Eliécer Cárdenas

Hace cuarenta años, aproximadamente, con el fin de visitar a su hermana Blanquita, buena lectora, inteligente funcionaria del hoy desaparecido Instituto Ecuatoriano de Crédito Educativo y Becas, llegaba del Austro a Quito un joven intelectual que ya tenía prestigio, en razón de que había publicado Polvo y ceniza, novela que narra aconteceres de un bandolero lojano comparado con Robin Hood y que, con el paso del tiempo, se convirtió en una de las obras clásicas de nuestra literatura.

Desde esos tiempos, conocí a Eliécer con quien cultivé buena amistad. En este marco, dialogábamos sobre temas inherentes a la cultura y que se extendieron en mis visitas a Cuenca, donde, siendo nativo de Cañar, se había avecindado raizalmente por muchos años y ejercía las funciones de Director de la Biblioteca Municipal: junto a otros personajes de grata memoria, participamos varias veces en eventos, en una urbe tan culta y entrañable como lo es la de la morlaquía.

Por estas circunstancias, tuve la oportunidad de conocer su personalidad y obra: ciudadano de bien, sencillo, escritor y periodista infatigable cuya muerte, por lo inesperada, ha conmocionado no solo a la capital del Azuay donde se valoraba sus talentos. Fue también presidente del Núcleo de la Casa de la Cultura Ecuatoriana y director de la Bienal de Cuenca.
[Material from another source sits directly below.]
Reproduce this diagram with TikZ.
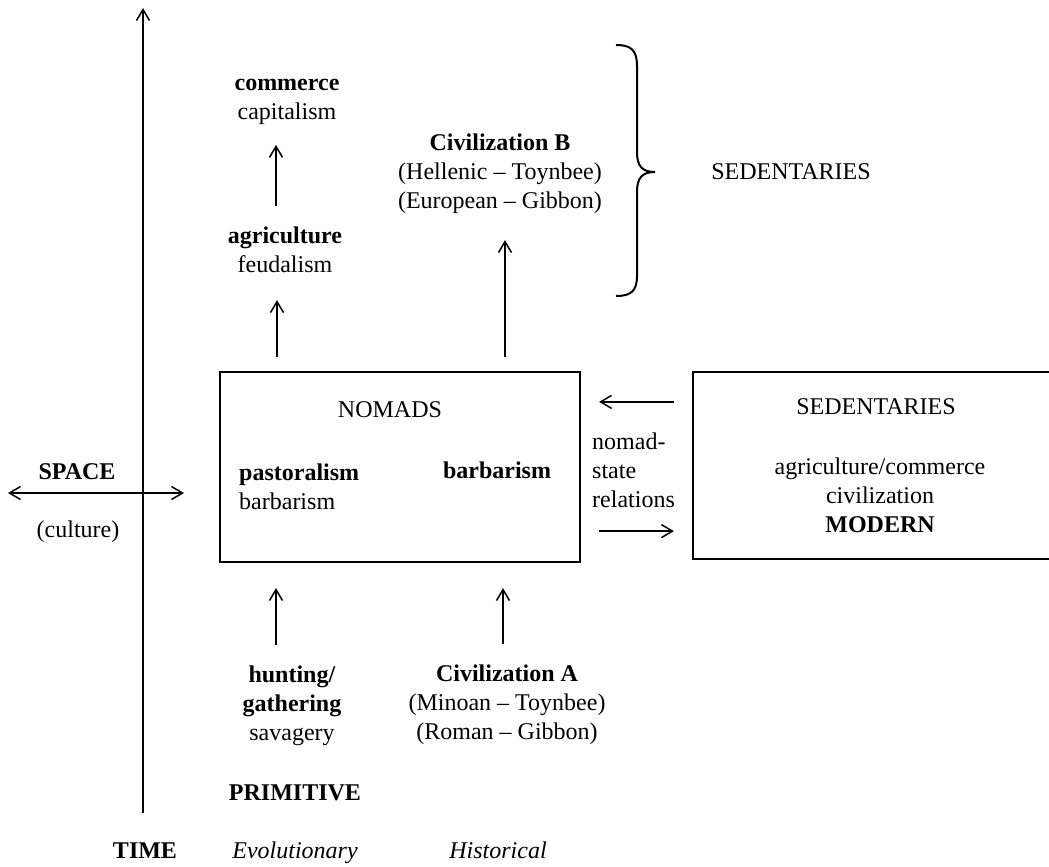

Su legado al campo de las ideas es trascendental: entre otros galardones, finalista en el concurso internacional Rómulo Gallegos, autor de más de una docena de novelas, lo que revela su dedicación a este género tan difícil; de cuentos asimismo laureados; de piezas de teatro y numerosos artículos que los editó en periódicos y revistas de la pintoresca comarca donde transcurrió su existencia.

En los anales de la intelectualidad perdurará la huella de este escritor, uno de los más importantes del país.